State Department spokesman James Rubin, who made this observation in reply to a question on Thursday, said the US had not designated Pakistan as a terrorist state.
Asked whether it was "veiled threat" to Pakistan, he said, "No, that's a comment about the realities".
President Clinton is expected to decide soon whether he will include Pakistan in his proposed visit to India and Bangladesh in March.
Rubin said, "We do believe that agencies of the Pakistani government have provided general support to a number of groups active in Kashmir, including the Harkat ul-Mujahideen. That is a matter of extreme concern to us.

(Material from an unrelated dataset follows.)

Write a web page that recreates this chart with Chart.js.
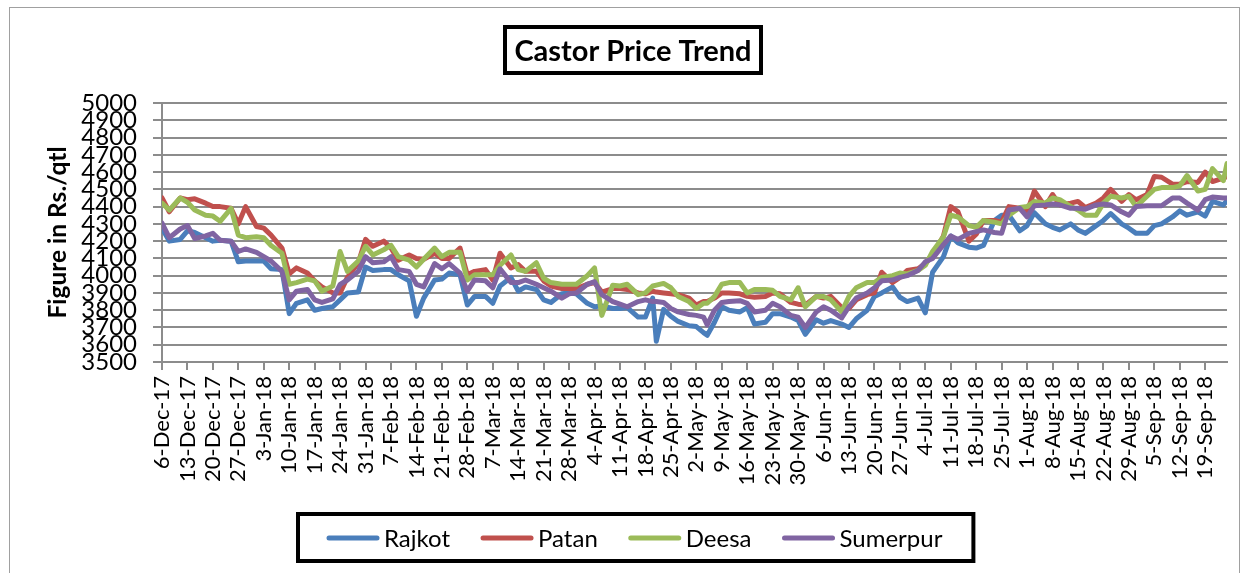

That is an outfit we have declared a terrorist organisation and there have been some links providing general support to a number of groups operating in Kashmir, including this one."
Rubin said this was one issue Karl Inderfurth, assistant secretary of state, and Michael Sheehan, the co-ordinator of the department's office to counter terrorism, had raised during their meeting in Islamabad last week with Pakistani leaders, including its military ruler General Pervez musharraf.
"I think it's fair to say we have a long way to go in... having Pakistan address our concerns," he said.
Rubin said the officials believed that they got a full hearing. Pakistan had told them about the difficulties involved in acting against organisations like HUM. The Pakistani leadership "took on board our very clear indications of what we needed to see happen," he said.
The spokesman however said, "We have not received a formal yes or no. They have not yet done what we have been asking.''
Earlier, in a statement, the United States deplored General Musharraf's order asking Pakistan's sitting judges to sign loyalty oaths to the regime.
The chief justice and five other supreme court justices who refused to swear to the oath have been forced to quit the bench. Other appeals court judges have also refused to take the oath.
It said that General Musharraf's move undermined the integrity and independence of the judiciary in Pakistan by forcing judges to uphold the order that would place Pakistan's constitution in abeyance.
"General Musharraf has removed his actions from judicial review," it said.
"The military-backed government, in their view, now can act without facing such review. This is contrary to the path of restoration of civilian rule the general pledged to follow when he took power in October, and his promise at that time to respect the constitutional order and human rights in Pakistan.
"This development only reinforces the view we share with much of the international community that General Musharraf needs to make clear... how he intends to return Pakistan to an elected government with a functioning legislature and an independent judiciary under a democratic constitution," the statement said.